**Required task**:
It is required that the lines from the top of the listing through the line with "const y2TicksB = [0,10,20,30,40,50];" be reproduced exactly, excluding pictures.

----

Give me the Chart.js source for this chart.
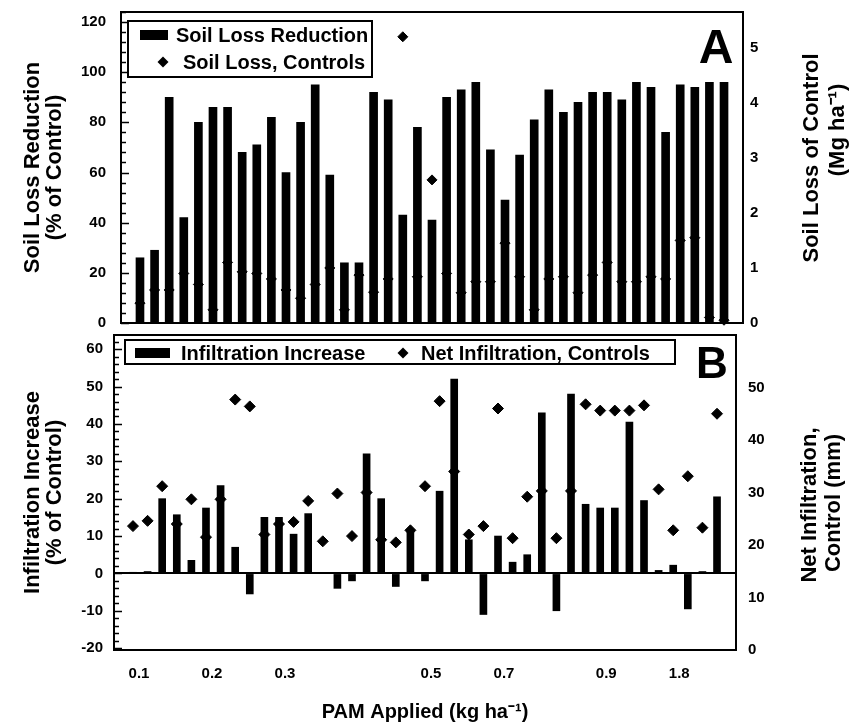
<!DOCTYPE html>
<html><head><meta charset="utf-8">
<script src="https://cdn.jsdelivr.net/npm/chart.js@4/dist/chart.umd.min.js"></script>
<style>
html,body{margin:0;padding:0;background:#fff;}
#wrap{position:relative;width:863px;height:728px;overflow:hidden;background:#fff;}
#ca{position:absolute;left:0;top:0;}
#cb{position:absolute;left:0;top:323px;}
</style></head><body>
<div id="wrap">
<canvas id="ca" width="863" height="340"></canvas>
<canvas id="cb" width="863" height="405"></canvas>
</div>
<script>
// ---------- data ----------
const categories = ['0.1','','','','','0.2','','','','','0.3','','','','','','','','','','0.5','','','','','0.7','','','','','','','0.9','','','','','1.8','','',''];
const soilLossReduction = [26,29,90,42,80,86,86,68,71,82,60,80,95,59,24,24,92,89,43,78,41,90,93,96,69,49,67,81,93,84,88,92,92,89,96,94,76,95,94,96,96];
const soilLossControls = [0.36,0.6,0.6,0.9,0.7,0.24,1.1,0.93,0.9,0.8,0.6,0.45,0.7,1.0,0.24,0.87,0.56,0.8,5.2,0.84,2.6,0.9,0.55,0.75,0.75,1.45,0.84,0.24,0.8,0.84,0.55,0.87,1.1,0.75,0.75,0.84,0.8,1.5,1.55,0.1,0.05];
const infiltrationIncrease = [0.3,0.5,20,15.7,3.5,17.5,23.5,7,-5.5,15,15,10.5,16,0,-4,-2,32,20,-3.5,11.5,-2,22,52,9,-11,10,3,5,43,-10,48,18.5,17.5,17.5,40.5,19.5,0.8,2.2,-9.5,0.5,20.5];
const netInfiltrationControls = [23.6,24.6,31.2,24,28.7,21.5,28.7,47.7,46.4,22,24,24.4,28.4,20.7,29.8,21.7,30,21,20.5,22.8,31.2,47.4,34,22,23.6,46,21.3,29.2,30.3,21.3,30.3,46.8,45.6,45.6,45.6,46.6,30.6,22.8,33.1,23.3,45];
const yTicksA = [0,20,40,60,80,100,120];
const y2TicksA = [0,1,2,3,4,5];
const yTicksB = [-20,-10,0,10,20,30,40,50,60];
const y2TicksB = [0,10,20,30,40,50];

// ---------- helpers ----------
const FAM = '"Liberation Sans", Arial, Helvetica, sans-serif';
Chart.defaults.font.family = FAM;
Chart.defaults.color = '#000';
const xy = arr => arr.map((v, i) => ({x: i, y: v}));
const setTicks = arr => (s) => { s.ticks = arr.map(v => ({value: v})); };
const noPad = (s) => { s.paddingTop = 0; s.paddingBottom = 0; s.paddingLeft = 0; s.paddingRight = 0; };

const framePlugin = {
  id: 'frameTicks',
  afterDraw(chart, args, o) {
    const {ctx, chartArea: a} = chart;
    const y = chart.scales.y;
    ctx.save();
    ctx.strokeStyle = '#000';
    ctx.lineWidth = o.lineWidth;
    ctx.strokeRect(a.left, a.top, a.right - a.left, a.bottom - a.top);
    ctx.lineWidth = 1.5;
    ctx.beginPath();
    for (let v = o.from; v <= o.to + 1e-9; v += o.minor) {
      const p = Math.round(y.getPixelForValue(v)) + 0.5;
      const major = Math.abs(v / o.major - Math.round(v / o.major)) < 1e-6;
      ctx.moveTo(a.left, p);
      ctx.lineTo(a.left + (major ? 8 : 5), p);
    }
    ctx.stroke();
    ctx.restore();
  }
};

const legendPlugin = {
  id: 'boxLegend',
  afterDraw(chart, args, o) {
    const ctx = chart.ctx;
    ctx.save();
    ctx.fillStyle = '#fff';
    ctx.fillRect(o.x, o.y, o.w, o.h);
    ctx.lineWidth = 2;
    ctx.strokeStyle = '#000';
    ctx.strokeRect(o.x, o.y, o.w, o.h);
    ctx.fillStyle = '#000';
    ctx.font = 'bold ' + o.size + 'px ' + FAM;
    ctx.textBaseline = 'middle';
    o.items.forEach(it => {
      const ds = chart.data.datasets[it.ds];
      if (ds.type === 'line') {
        const r = 5.5;
        ctx.beginPath();
        ctx.moveTo(it.mx - r, it.my); ctx.lineTo(it.mx, it.my - r);
        ctx.lineTo(it.mx + r, it.my); ctx.lineTo(it.mx, it.my + r);
        ctx.closePath(); ctx.fill();
      } else {
        ctx.fillRect(it.mx, it.my - 5, it.mw, 10);
      }
      ctx.fillText(ds.label, it.tx, it.my + 1);
    });
    ctx.restore();
  }
};

const textPlugin = {
  id: 'extraText',
  afterDraw(chart, args, o) {
    const ctx = chart.ctx;
    ctx.save();
    ctx.fillStyle = '#000';
    ctx.textAlign = 'center';
    ctx.textBaseline = 'middle';
    o.items.forEach(t => {
      ctx.save();
      ctx.translate(t.x, t.y);
      ctx.rotate(t.rot || 0);
      ctx.font = 'bold ' + t.size + 'px ' + FAM;
      ctx.fillText(t.text, 0, 0);
      ctx.restore();
    });
    ctx.restore();
  }
};

const xScale = (show) => ({
  type: 'linear', min: -1.3, max: 41.3, offset: false,
  display: show,
  grid: {display: false, drawTicks: false, offset: false},
  border: {display: false},
  afterBuildTicks: (s) => { s.ticks = categories.map((c, i) => c ? {value: i} : null).filter(Boolean); },
  ticks: {autoSkip: false, maxRotation: 0, minRotation: 0, padding: 15, labelOffset: 6,
          font: {size: 15, weight: 'bold'}, callback: (v) => categories[v]},
  title: {display: show, text: 'PAM Applied (kg ha⁻¹)', font: {size: 20, weight: 'bold'}, padding: {top: 0, bottom: 4}},
  afterFit: (s) => { noPad(s); if (show) s.height = 78; }
});

// ---------- Chart A ----------
new Chart(document.getElementById('ca'), {
  type: 'bar',
  data: {
    datasets: [
      {type: 'line', label: 'Soil Loss, Controls', data: xy(soilLossControls), yAxisID: 'y2',
       showLine: false, pointStyle: 'rectRot', pointRadius: 5, pointBackgroundColor: '#000',
       pointBorderColor: '#000', pointBorderWidth: 1, order: 0, clip: false},
      {type: 'bar', label: 'Soil Loss Reduction', data: xy(soilLossReduction), yAxisID: 'y',
       backgroundColor: '#000', barThickness: 8, order: 1}
    ]
  },
  options: {
    responsive: false, animation: false,
    layout: {padding: {top: 12, bottom: 17, left: 0, right: 0}},
    plugins: {
      legend: {display: false}, tooltip: {enabled: false},
      frameTicks: {lineWidth: 2, from: 0, to: 124, minor: 4, major: 20},
      boxLegend: {x: 128, y: 21, w: 244, h: 56, size: 20, items: [
        {ds: 1, mx: 140, my: 35, mw: 28, tx: 176},
        {ds: 0, mx: 163, my: 62, tx: 183}
      ]},
      extraText: {items: [
        {text: 'A', x: 716, y: 50, size: 48},
        {text: 'Soil Loss of Control', x: 812, y: 158, size: 22, rot: -Math.PI/2},
        {text: '(Mg ha⁻¹)', x: 838, y: 130, size: 22, rot: -Math.PI/2}
      ]}
    },
    scales: {
      x: xScale(false),
      y: {
        position: 'left', min: 0, max: 124,
        grid: {display: false, drawTicks: false}, border: {display: false},
        afterBuildTicks: setTicks(yTicksA),
        ticks: {padding: 15, font: {size: 15, weight: 'bold'}},
        title: {display: true, text: ['Soil Loss Reduction', '(% of Control)'],
                font: {size: 22, weight: 'bold', lineHeight: 1.0}, padding: {top: 22, bottom: 0}},
        afterFit: (s) => { noPad(s); s.width = 121; }
      },
      y2: {
        position: 'right', min: 0, max: 5.65,
        grid: {display: false, drawTicks: false}, border: {display: false},
        afterBuildTicks: setTicks(y2TicksA),
        ticks: {padding: 7, font: {size: 15, weight: 'bold'}},
        afterFit: (s) => { noPad(s); s.width = 120; }
      }
    }
  },
  plugins: [framePlugin, legendPlugin, textPlugin]
});

// ---------- Chart B ----------
new Chart(document.getElementById('cb'), {
  type: 'bar',
  data: {
    datasets: [
      {type: 'line', label: 'Net Infiltration, Controls', data: xy(netInfiltrationControls), yAxisID: 'y2',
       showLine: false, pointStyle: 'rectRot', pointRadius: 5.5, pointBackgroundColor: '#000',
       pointBorderColor: '#000', pointBorderWidth: 1, order: 0, clip: false},
      {type: 'bar', label: 'Infiltration Increase', data: xy(infiltrationIncrease), yAxisID: 'y',
       backgroundColor: '#000', barThickness: 7, order: 1}
    ]
  },
  options: {
    responsive: false, animation: false,
    layout: {padding: {top: 12, bottom: 0, left: 0, right: 0}},
    plugins: {
      legend: {display: false}, tooltip: {enabled: false},
      frameTicks: {lineWidth: 2, from: -20, to: 62, minor: 2, major: 10},
      boxLegend: {x: 125, y: 17, w: 550, h: 24, size: 20, items: [
        {ds: 1, mx: 135, my: 30, mw: 35, tx: 181},
        {ds: 0, mx: 403, my: 30, tx: 421}
      ]},
      extraText: {items: [
        {text: 'B', x: 712, y: 43, size: 44},
        {text: 'Net Infiltration,', x: 810, y: 182, size: 22, rot: -Math.PI/2},
        {text: 'Control (mm)', x: 834, y: 180, size: 22, rot: -Math.PI/2}
      ]}
    },
    scales: {
      x: xScale(true),
      y: {
        position: 'left', min: -20.5, max: 63.8,
        grid: {display: true, drawTicks: false, lineWidth: 2,
               color: (c) => (c.tick && c.tick.value === 0) ? '#000' : 'rgba(0,0,0,0)'},
        border: {display: false},
        afterBuildTicks: setTicks(yTicksB),
        ticks: {padding: 11, font: {size: 15, weight: 'bold'}},
        title: {display: true, text: ['Infiltration Increase', '(% of Control)'],
                font: {size: 22, weight: 'bold', lineHeight: 1.0}, padding: {top: 22, bottom: 0}},
        afterFit: (s) => { noPad(s); s.width = 114; }
      },
      y2: {
        position: 'right', min: 0, max: 60,
        grid: {display: false, drawTicks: false}, border: {display: false},
        afterBuildTicks: setTicks(y2TicksB),
        ticks: {padding: 12, font: {size: 15, weight: 'bold'}},
        afterFit: (s) => { noPad(s); s.width = 127; }
      }
    }
  },
  plugins: [framePlugin, legendPlugin, textPlugin]
});
</script>
</body></html>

----

**Response to the exercise**:
Give me the Chart.js source for this chart.
<!DOCTYPE html>
<html><head><meta charset="utf-8">
<script src="https://cdn.jsdelivr.net/npm/chart.js@4/dist/chart.umd.min.js"></script>
<style>
html,body{margin:0;padding:0;background:#fff;}
#wrap{position:relative;width:863px;height:728px;overflow:hidden;background:#fff;}
#ca{position:absolute;left:0;top:0;}
#cb{position:absolute;left:0;top:323px;}
</style></head><body>
<div id="wrap">
<canvas id="ca" width="863" height="340"></canvas>
<canvas id="cb" width="863" height="405"></canvas>
</div>
<script>
// ---------- data ----------
const categories = ['0.1','','','','','0.2','','','','','0.3','','','','','','','','','','0.5','','','','','0.7','','','','','','','0.9','','','','','1.8','','',''];
const soilLossReduction = [26,29,90,42,80,86,86,68,71,82,60,80,95,59,24,24,92,89,43,78,41,90,93,96,69,49,67,81,93,84,88,92,92,89,96,94,76,95,94,96,96];
const soilLossControls = [0.36,0.6,0.6,0.9,0.7,0.24,1.1,0.93,0.9,0.8,0.6,0.45,0.7,1.0,0.24,0.87,0.56,0.8,5.2,0.84,2.6,0.9,0.55,0.75,0.75,1.45,0.84,0.24,0.8,0.84,0.55,0.87,1.1,0.75,0.75,0.84,0.8,1.5,1.55,0.1,0.05];
const infiltrationIncrease = [0.3,0.5,20,15.7,3.5,17.5,23.5,7,-5.5,15,15,10.5,16,0,-4,-2,32,20,-3.5,11.5,-2,22,52,9,-11,10,3,5,43,-10,48,18.5,17.5,17.5,40.5,19.5,0.8,2.2,-9.5,0.5,20.5];
const netInfiltrationControls = [23.6,24.6,31.2,24,28.7,21.5,28.7,47.7,46.4,22,24,24.4,28.4,20.7,29.8,21.7,30,21,20.5,22.8,31.2,47.4,34,22,23.6,46,21.3,29.2,30.3,21.3,30.3,46.8,45.6,45.6,45.6,46.6,30.6,22.8,33.1,23.3,45];
const yTicksA = [0,20,40,60,80,100,120];
const y2TicksA = [0,1,2,3,4,5];
const yTicksB = [-20,-10,0,10,20,30,40,50,60];
const y2TicksB = [0,10,20,30,40,50];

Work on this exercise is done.